For instance, a filter that ignores its input and always outputs the empty HTML page is not very useful. Thus, your solution should be at least minimally useful for viewing the textual content of HTML emails. Ideally, it would also be nice to see inline images. However, other content (e.g., scripts, Flash animations, etc.) doesn't need to be preserved and can be stripped from the original email.

Feel free to keep your implementation simple and to omit support for complex functionality. This is intended only as a proof of concept exercise. To keep this homework problem tractable, you can err on the side of omitting functionality in your implementation (though you should make sure to choose an approach that can be generalized to support as much functionality as possible, and argue why your approach generalizes).

Your code should be reasonably robust: it shouldn't crash on any input. Since GargleMail is going to run your program on malicious inputs, it would be embarassing if there is any input that causes your filter to crash uncleanly.

For this exercise, security matters more than functionality. If push comes to shove, choose security over functionality. My expectations for security are pretty high; feel free to sacrifice functionality if it enables you to achieve greater assurance that your scheme will be secure.

I want you to come up with a design, implement it, document your basic architecture and assurance argument, and submit both the document and the code. Your submission should contain at least three files:

README
Document the basic architecture you've used and the theory of operation for your scheme. Sketch the assurance argument why one should expect your scheme to be secure. This should be an ASCII text file, and it doesn't have to be too lengthy; a page or so should be enough.

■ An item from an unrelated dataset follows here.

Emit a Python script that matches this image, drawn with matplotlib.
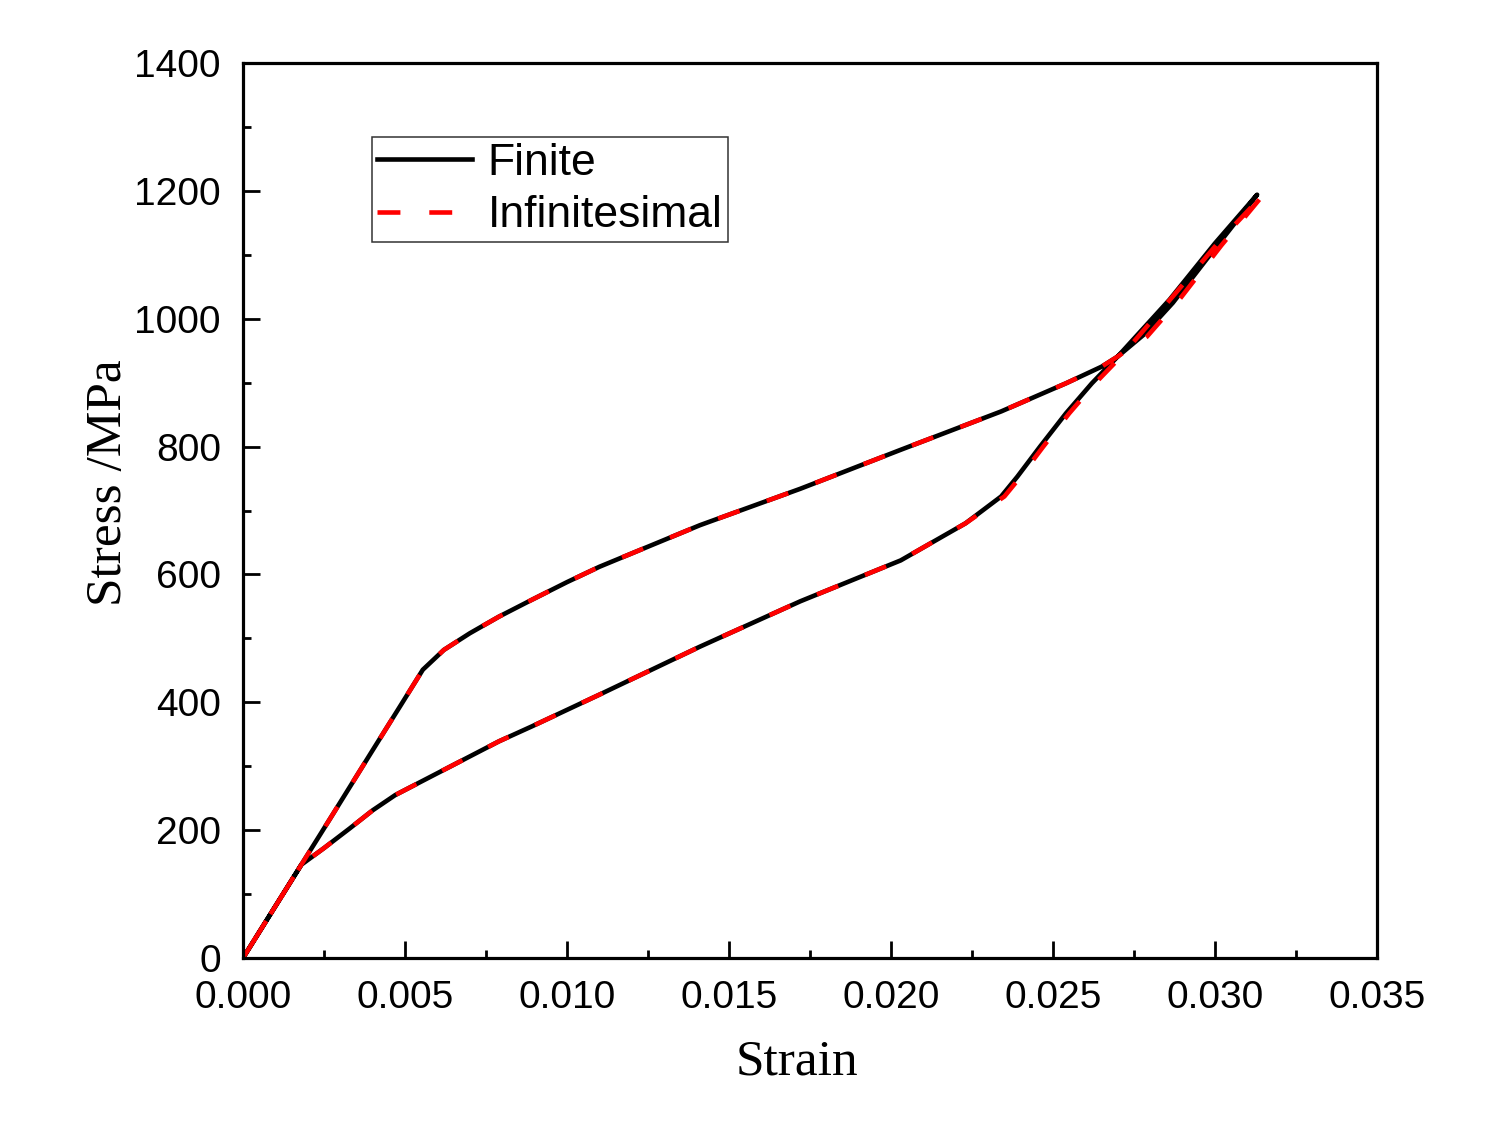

You might want to describe both the policy you are enforcing (e.g., the restrictions you're trying to place on the HTML content) as well as the method you're using for enforcing that policy (e.g., the implementation strategy for ensuring that the restrictions are fully and accurately enforced).
Makefile
A Makefile with everything needed to compile your program. If I run make, it should do everything needed to compile your program and finally generate in the current directory an executable file called htmlfilter. This program should read an untrusted HTML file from stdin and write a sanitized HTML file to stdout.
Source files
Include any source files needed to build the executable. Don't include the executable itself; I will run make myself. You can use pretty much any well-supported language you like (e.g., C, C++, Java, Perl, Python, Ruby, ML, OCaml, bash script) as long as it will work on my Linux system. However, to avoid any difficulties, please take care to make your program as portable as possible. I encourage you to test your code on some modern Linux system (feel free to use the EECS instructional Linux servers if that helps: ilinux1.eecs.berkeley.edu, ilinux2.eecs.berkeley.edu, etc.).
From within the directory where the above files are found, run
tar cf your-lastname.tar .
Then, email this file as an attachment to cs261hw1 at taverner.cs.berkeley.edu by the due date. I will be using automated scripts to run your programs, so please do follow the above framework. If it helps, here is reference code that demonstrates the required format: ref.tar.

Feel free to keep your implementation simple. If you are writing more than a few hundred of lines of code, you're probably working too hard.

Some hints: You may want to review a HTML primer or reference document to refresh your memory about the format of HTML and the semantics of various aspects of HTML. You'll probably need to strip out all Javascript, as by default it can cause side effects and violate the security policy outlined above (for instance it could interfere with the GargleMail web site and have other undesirable effects). You'll probably also need to do something about other executable content like Flash or Java, as by default they tend to have similar powers.

You can use third-party libraries (e.g., HTML parsers, etc.) if you like.